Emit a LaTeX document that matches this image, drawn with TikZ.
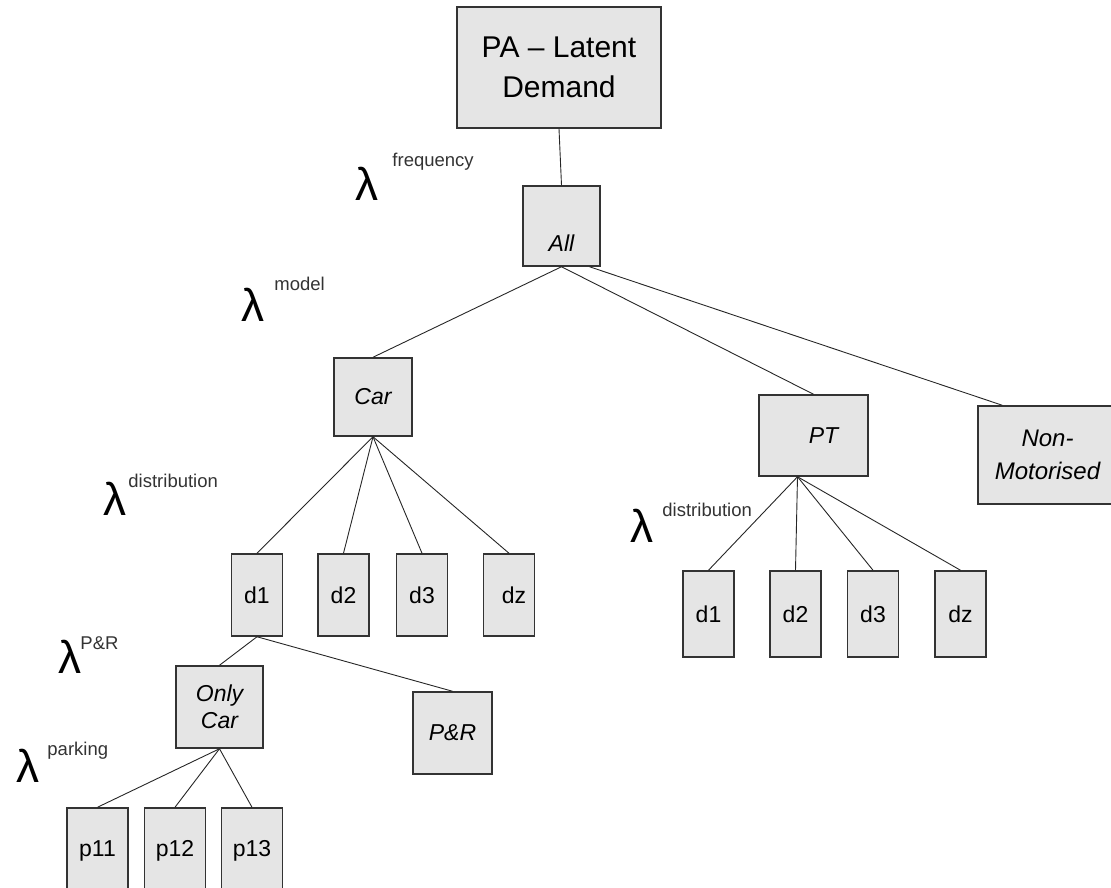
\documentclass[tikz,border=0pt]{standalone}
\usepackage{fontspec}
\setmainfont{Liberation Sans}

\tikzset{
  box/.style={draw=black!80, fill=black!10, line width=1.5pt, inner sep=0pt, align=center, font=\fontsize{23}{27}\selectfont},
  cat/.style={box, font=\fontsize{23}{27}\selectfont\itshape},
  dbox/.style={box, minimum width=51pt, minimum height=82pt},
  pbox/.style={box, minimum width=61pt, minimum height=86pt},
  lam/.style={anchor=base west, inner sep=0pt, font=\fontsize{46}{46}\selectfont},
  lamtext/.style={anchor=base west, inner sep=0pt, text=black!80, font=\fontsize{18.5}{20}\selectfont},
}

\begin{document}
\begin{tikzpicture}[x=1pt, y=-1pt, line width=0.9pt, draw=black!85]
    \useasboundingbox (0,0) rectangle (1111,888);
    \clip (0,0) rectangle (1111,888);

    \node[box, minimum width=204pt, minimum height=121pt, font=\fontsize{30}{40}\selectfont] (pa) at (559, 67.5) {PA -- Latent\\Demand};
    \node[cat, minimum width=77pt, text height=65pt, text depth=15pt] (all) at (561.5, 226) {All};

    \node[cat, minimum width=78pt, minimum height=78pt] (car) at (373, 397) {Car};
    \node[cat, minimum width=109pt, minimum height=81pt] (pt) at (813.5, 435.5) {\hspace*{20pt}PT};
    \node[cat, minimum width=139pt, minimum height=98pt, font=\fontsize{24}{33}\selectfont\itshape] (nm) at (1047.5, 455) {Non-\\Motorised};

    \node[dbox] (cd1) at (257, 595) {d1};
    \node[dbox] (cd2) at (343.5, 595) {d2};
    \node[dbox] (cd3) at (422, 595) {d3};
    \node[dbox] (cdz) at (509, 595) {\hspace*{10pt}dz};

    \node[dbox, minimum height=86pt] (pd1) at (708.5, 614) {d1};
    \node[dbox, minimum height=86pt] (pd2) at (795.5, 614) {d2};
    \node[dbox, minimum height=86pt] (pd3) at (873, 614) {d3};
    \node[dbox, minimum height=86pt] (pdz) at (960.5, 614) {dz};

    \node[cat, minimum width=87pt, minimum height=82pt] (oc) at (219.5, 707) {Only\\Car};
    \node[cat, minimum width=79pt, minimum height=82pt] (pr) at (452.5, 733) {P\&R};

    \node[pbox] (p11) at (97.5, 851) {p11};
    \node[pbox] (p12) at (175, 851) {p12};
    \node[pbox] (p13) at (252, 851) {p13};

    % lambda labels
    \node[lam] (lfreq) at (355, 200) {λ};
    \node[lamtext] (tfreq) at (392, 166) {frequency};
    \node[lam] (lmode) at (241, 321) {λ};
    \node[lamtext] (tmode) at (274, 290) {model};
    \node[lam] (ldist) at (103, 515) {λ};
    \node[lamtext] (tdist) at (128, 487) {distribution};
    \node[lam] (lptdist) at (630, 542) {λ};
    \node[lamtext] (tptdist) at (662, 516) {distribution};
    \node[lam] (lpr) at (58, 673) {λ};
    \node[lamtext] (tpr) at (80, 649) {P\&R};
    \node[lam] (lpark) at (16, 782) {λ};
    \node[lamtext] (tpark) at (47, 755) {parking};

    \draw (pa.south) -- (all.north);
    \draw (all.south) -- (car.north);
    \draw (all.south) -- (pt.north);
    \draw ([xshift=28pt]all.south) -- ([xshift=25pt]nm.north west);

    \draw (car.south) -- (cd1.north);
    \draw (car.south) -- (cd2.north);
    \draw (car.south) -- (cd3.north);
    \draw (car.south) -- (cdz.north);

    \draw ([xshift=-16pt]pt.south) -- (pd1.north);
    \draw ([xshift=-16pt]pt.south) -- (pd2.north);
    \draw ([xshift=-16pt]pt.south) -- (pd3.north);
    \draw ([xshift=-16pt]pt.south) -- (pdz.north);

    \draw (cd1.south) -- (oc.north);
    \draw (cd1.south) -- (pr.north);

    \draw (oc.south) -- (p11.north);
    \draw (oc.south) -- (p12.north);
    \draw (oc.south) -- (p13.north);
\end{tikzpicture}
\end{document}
━━━━━━
The task
Leave out any pictures and return exactly the lines from the beginning of the data through the line with "at (509, 595)", inclusive.

Answer to the exercise
Emit a LaTeX document that matches this image, drawn with TikZ.
\documentclass[tikz,border=0pt]{standalone}
\usepackage{fontspec}
\setmainfont{Liberation Sans}

\tikzset{
  box/.style={draw=black!80, fill=black!10, line width=1.5pt, inner sep=0pt, align=center, font=\fontsize{23}{27}\selectfont},
  cat/.style={box, font=\fontsize{23}{27}\selectfont\itshape},
  dbox/.style={box, minimum width=51pt, minimum height=82pt},
  pbox/.style={box, minimum width=61pt, minimum height=86pt},
  lam/.style={anchor=base west, inner sep=0pt, font=\fontsize{46}{46}\selectfont},
  lamtext/.style={anchor=base west, inner sep=0pt, text=black!80, font=\fontsize{18.5}{20}\selectfont},
}

\begin{document}
\begin{tikzpicture}[x=1pt, y=-1pt, line width=0.9pt, draw=black!85]
    \useasboundingbox (0,0) rectangle (1111,888);
    \clip (0,0) rectangle (1111,888);

    \node[box, minimum width=204pt, minimum height=121pt, font=\fontsize{30}{40}\selectfont] (pa) at (559, 67.5) {PA -- Latent\\Demand};
    \node[cat, minimum width=77pt, text height=65pt, text depth=15pt] (all) at (561.5, 226) {All};

    \node[cat, minimum width=78pt, minimum height=78pt] (car) at (373, 397) {Car};
    \node[cat, minimum width=109pt, minimum height=81pt] (pt) at (813.5, 435.5) {\hspace*{20pt}PT};
    \node[cat, minimum width=139pt, minimum height=98pt, font=\fontsize{24}{33}\selectfont\itshape] (nm) at (1047.5, 455) {Non-\\Motorised};

    \node[dbox] (cd1) at (257, 595) {d1};
    \node[dbox] (cd2) at (343.5, 595) {d2};
    \node[dbox] (cd3) at (422, 595) {d3};
    \node[dbox] (cdz) at (509, 595) {\hspace*{10pt}dz};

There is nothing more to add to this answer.